[Exercise description] Set down the material below word for word, excluding the pictures.

[Given data]
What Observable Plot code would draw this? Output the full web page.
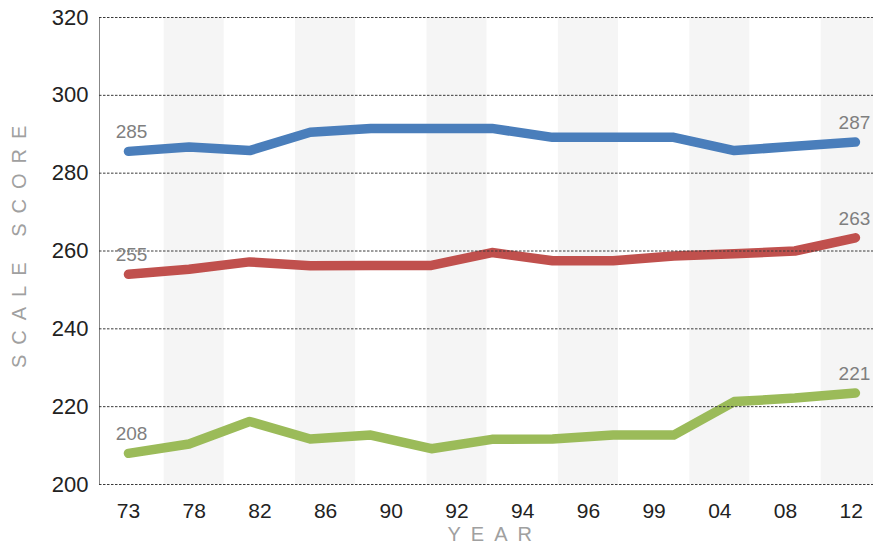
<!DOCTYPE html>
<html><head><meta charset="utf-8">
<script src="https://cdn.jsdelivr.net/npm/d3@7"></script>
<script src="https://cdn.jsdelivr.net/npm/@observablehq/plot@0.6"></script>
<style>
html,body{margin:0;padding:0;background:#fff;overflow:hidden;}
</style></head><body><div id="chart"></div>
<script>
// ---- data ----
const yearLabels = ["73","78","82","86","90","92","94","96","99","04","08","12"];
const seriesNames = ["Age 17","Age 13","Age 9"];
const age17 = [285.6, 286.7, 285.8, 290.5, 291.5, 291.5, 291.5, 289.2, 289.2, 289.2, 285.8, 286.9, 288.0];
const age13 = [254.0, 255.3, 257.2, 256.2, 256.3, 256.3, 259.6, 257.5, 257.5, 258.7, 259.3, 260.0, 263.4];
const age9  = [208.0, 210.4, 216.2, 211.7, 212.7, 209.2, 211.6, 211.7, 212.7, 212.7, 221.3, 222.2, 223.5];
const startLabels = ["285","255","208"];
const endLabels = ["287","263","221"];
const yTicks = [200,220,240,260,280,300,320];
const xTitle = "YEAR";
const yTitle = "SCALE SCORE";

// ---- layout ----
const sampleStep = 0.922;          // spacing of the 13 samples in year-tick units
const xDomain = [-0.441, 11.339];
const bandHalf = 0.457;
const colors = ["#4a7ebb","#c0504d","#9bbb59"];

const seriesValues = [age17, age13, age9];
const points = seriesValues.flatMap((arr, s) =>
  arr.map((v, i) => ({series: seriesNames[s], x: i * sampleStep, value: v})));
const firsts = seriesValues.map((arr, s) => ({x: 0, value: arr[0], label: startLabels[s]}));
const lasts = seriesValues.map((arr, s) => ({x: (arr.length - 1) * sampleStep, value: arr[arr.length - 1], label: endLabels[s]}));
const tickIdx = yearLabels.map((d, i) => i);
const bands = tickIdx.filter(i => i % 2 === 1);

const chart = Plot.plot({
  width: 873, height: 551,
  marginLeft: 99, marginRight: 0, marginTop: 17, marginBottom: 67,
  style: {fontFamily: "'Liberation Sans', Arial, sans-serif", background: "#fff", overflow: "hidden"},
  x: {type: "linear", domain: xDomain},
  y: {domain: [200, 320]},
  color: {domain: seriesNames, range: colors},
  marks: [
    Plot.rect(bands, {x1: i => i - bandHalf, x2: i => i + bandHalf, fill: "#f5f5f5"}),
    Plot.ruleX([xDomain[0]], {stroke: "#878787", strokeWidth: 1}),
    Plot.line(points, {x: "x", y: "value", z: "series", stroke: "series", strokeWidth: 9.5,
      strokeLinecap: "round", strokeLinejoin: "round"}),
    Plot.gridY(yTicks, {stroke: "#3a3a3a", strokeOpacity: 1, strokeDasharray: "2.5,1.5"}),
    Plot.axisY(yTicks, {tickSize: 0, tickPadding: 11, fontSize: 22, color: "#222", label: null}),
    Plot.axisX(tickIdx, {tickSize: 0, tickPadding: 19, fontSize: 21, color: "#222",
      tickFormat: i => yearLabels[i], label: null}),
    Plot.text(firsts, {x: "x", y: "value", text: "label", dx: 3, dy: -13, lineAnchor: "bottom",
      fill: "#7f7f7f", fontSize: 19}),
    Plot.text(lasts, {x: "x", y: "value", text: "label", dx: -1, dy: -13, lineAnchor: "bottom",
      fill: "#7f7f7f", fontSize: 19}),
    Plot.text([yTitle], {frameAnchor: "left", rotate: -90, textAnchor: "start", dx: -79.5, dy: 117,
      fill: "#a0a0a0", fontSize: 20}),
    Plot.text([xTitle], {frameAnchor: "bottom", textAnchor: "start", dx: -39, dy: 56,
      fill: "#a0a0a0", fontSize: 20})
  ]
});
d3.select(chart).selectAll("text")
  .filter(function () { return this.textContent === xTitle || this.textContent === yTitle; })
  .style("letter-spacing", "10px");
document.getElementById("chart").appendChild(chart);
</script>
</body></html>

[Exercise answer]
What Observable Plot code would draw this? Output the full web page.
<!DOCTYPE html>
<html><head><meta charset="utf-8">
<script src="https://cdn.jsdelivr.net/npm/d3@7"></script>
<script src="https://cdn.jsdelivr.net/npm/@observablehq/plot@0.6"></script>
<style>
html,body{margin:0;padding:0;background:#fff;overflow:hidden;}
</style></head><body><div id="chart"></div>
<script>
// ---- data ----
const yearLabels = ["73","78","82","86","90","92","94","96","99","04","08","12"];
const seriesNames = ["Age 17","Age 13","Age 9"];
const age17 = [285.6, 286.7, 285.8, 290.5, 291.5, 291.5, 291.5, 289.2, 289.2, 289.2, 285.8, 286.9, 288.0];
const age13 = [254.0, 255.3, 257.2, 256.2, 256.3, 256.3, 259.6, 257.5, 257.5, 258.7, 259.3, 260.0, 263.4];
const age9  = [208.0, 210.4, 216.2, 211.7, 212.7, 209.2, 211.6, 211.7, 212.7, 212.7, 221.3, 222.2, 223.5];
const startLabels = ["285","255","208"];
const endLabels = ["287","263","221"];
const yTicks = [200,220,240,260,280,300,320];
const xTitle = "YEAR";
const yTitle = "SCALE SCORE";

// ---- layout ----
const sampleStep = 0.922;          // spacing of the 13 samples in year-tick units
const xDomain = [-0.441, 11.339];
const bandHalf = 0.457;
const colors = ["#4a7ebb","#c0504d","#9bbb59"];

const seriesValues = [age17, age13, age9];
const points = seriesValues.flatMap((arr, s) =>
  arr.map((v, i) => ({series: seriesNames[s], x: i * sampleStep, value: v})));
const firsts = seriesValues.map((arr, s) => ({x: 0, value: arr[0], label: startLabels[s]}));
const lasts = seriesValues.map((arr, s) => ({x: (arr.length - 1) * sampleStep, value: arr[arr.length - 1], label: endLabels[s]}));
const tickIdx = yearLabels.map((d, i) => i);
const bands = tickIdx.filter(i => i % 2 === 1);

const chart = Plot.plot({
  width: 873, height: 551,
  marginLeft: 99, marginRight: 0, marginTop: 17, marginBottom: 67,
  style: {fontFamily: "'Liberation Sans', Arial, sans-serif", background: "#fff", overflow: "hidden"},
  x: {type: "linear", domain: xDomain},
  y: {domain: [200, 320]},
  color: {domain: seriesNames, range: colors},
  marks: [
    Plot.rect(bands, {x1: i => i - bandHalf, x2: i => i + bandHalf, fill: "#f5f5f5"}),
    Plot.ruleX([xDomain[0]], {stroke: "#878787", strokeWidth: 1}),
    Plot.line(points, {x: "x", y: "value", z: "series", stroke: "series", strokeWidth: 9.5,
      strokeLinecap: "round", strokeLinejoin: "round"}),
    Plot.gridY(yTicks, {stroke: "#3a3a3a", strokeOpacity: 1, strokeDasharray: "2.5,1.5"}),
    Plot.axisY(yTicks, {tickSize: 0, tickPadding: 11, fontSize: 22, color: "#222", label: null}),
    Plot.axisX(tickIdx, {tickSize: 0, tickPadding: 19, fontSize: 21, color: "#222",
      tickFormat: i => yearLabels[i], label: null}),
    Plot.text(firsts, {x: "x", y: "value", text: "label", dx: 3, dy: -13, lineAnchor: "bottom",
      fill: "#7f7f7f", fontSize: 19}),
    Plot.text(lasts, {x: "x", y: "value", text: "label", dx: -1, dy: -13, lineAnchor: "bottom",
      fill: "#7f7f7f", fontSize: 19}),
    Plot.text([yTitle], {frameAnchor: "left", rotate: -90, textAnchor: "start", dx: -79.5, dy: 117,
      fill: "#a0a0a0", fontSize: 20}),
    Plot.text([xTitle], {frameAnchor: "bottom", textAnchor: "start", dx: -39, dy: 56,
      fill: "#a0a0a0", fontSize: 20})
  ]
});
d3.select(chart).selectAll("text")
  .filter(function () { return this.textContent === xTitle || this.textContent === yTitle; })
  .style("letter-spacing", "10px");
document.getElementById("chart").appendChild(chart);
</script>
</body></html>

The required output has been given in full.